P1271: ELUCIDATING TUMOR SUPPRESSOR FUNCTIONS OF TET2 IN B CELL LYMPHOMAS

Abstract

Background: Remodeling of the epigenetic landscape via DNA cytosine methylation directs cell lineage specification, establishing and maintaining gene expression programs that uniquely define given cell types. During tumorigenesis the epigenome becomes corrupted, impairing lineage-specific gene expression programs. TET2, an enzyme that contributes to the erasure of cytosine methylation via oxidation of the 5’ methyl group, is among the most frequent somatically mutated genes in human hematological tumors, commonly identified as loss-of-function versions.
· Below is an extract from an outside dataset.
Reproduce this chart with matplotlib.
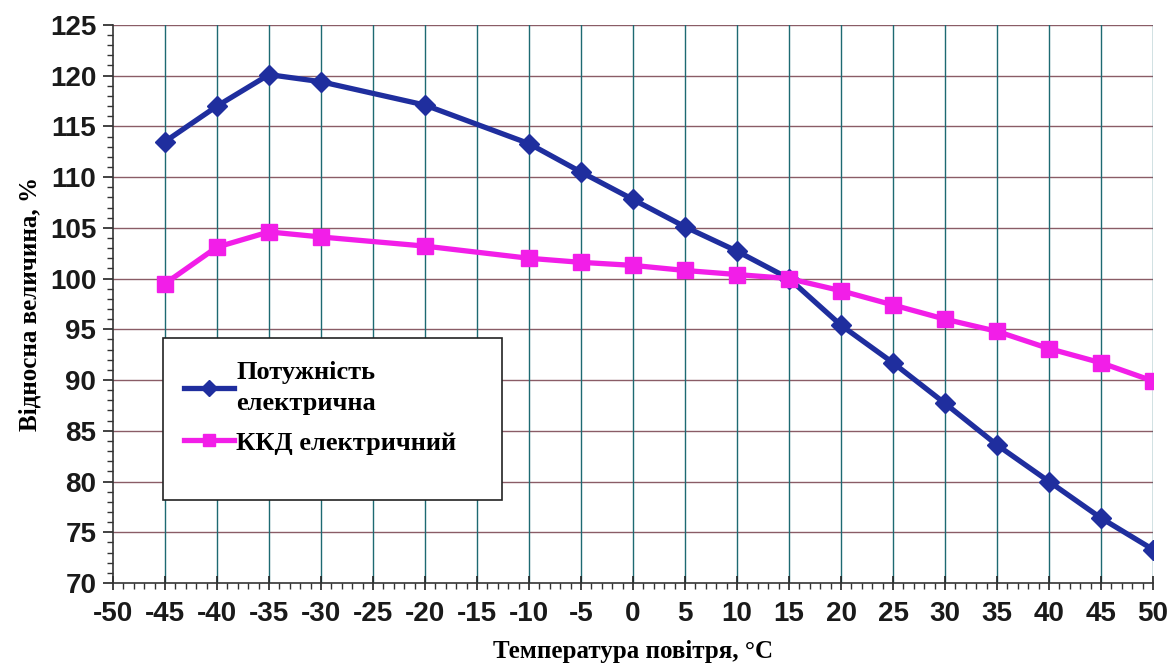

In mouse models, TET2 loss on its own is only weakly tumorigenic, but rather facilitates leukemic transformation driven by prototypic oncogenes such as AML-ETO or FLT3ITD. However, TET2 LOF is not limited to leukemias. In B cell malignancies, TET2 is found mutated in a fraction of diffuse large B cell lymphomas (DLBCL), which display a distinct gene expression profile. Aims: Having established a role for TET2 loss-of-function in enhancing MYC-driven lymphomas, our overall aim is to understand how TET2 loss conspires with MYC to overcome the barriers that maintain cell identity and function. Methods: Using pre-clinical mouse models and in vitro culture systems, we establish that TET2 loss boosts the formation of B cell lymphomas driven by the MYC oncoprotein. Results: Thus, (1) TET2 deficiency specifically in B cells facilitates MYC-mediated transformation in a dose dependent manner, and (2) TET2 deficiency early on in hematopoietic stem and progenitor cells enhances the transformative potential later on in antigen-activated B cells. Our data suggest that TET2 may exert tumor suppressor functions via controlling the expression of DNA repair genes, or via direct functions of oxidized cytosine species. In addition, TET2-deficient lymphomas select for high expression of the pro-survival BCL2 family protein BCLXL, potentially providing protection from MYC-driven apoptosis. Summary/Conclusion: Altogether, our data concerning the impact of TET2 loss-of-function on DNA repair and apoptosis mechanisms creates understanding of how TET2 deficiency nudges transformation, and reveals testable therapeutic vulnerabilities.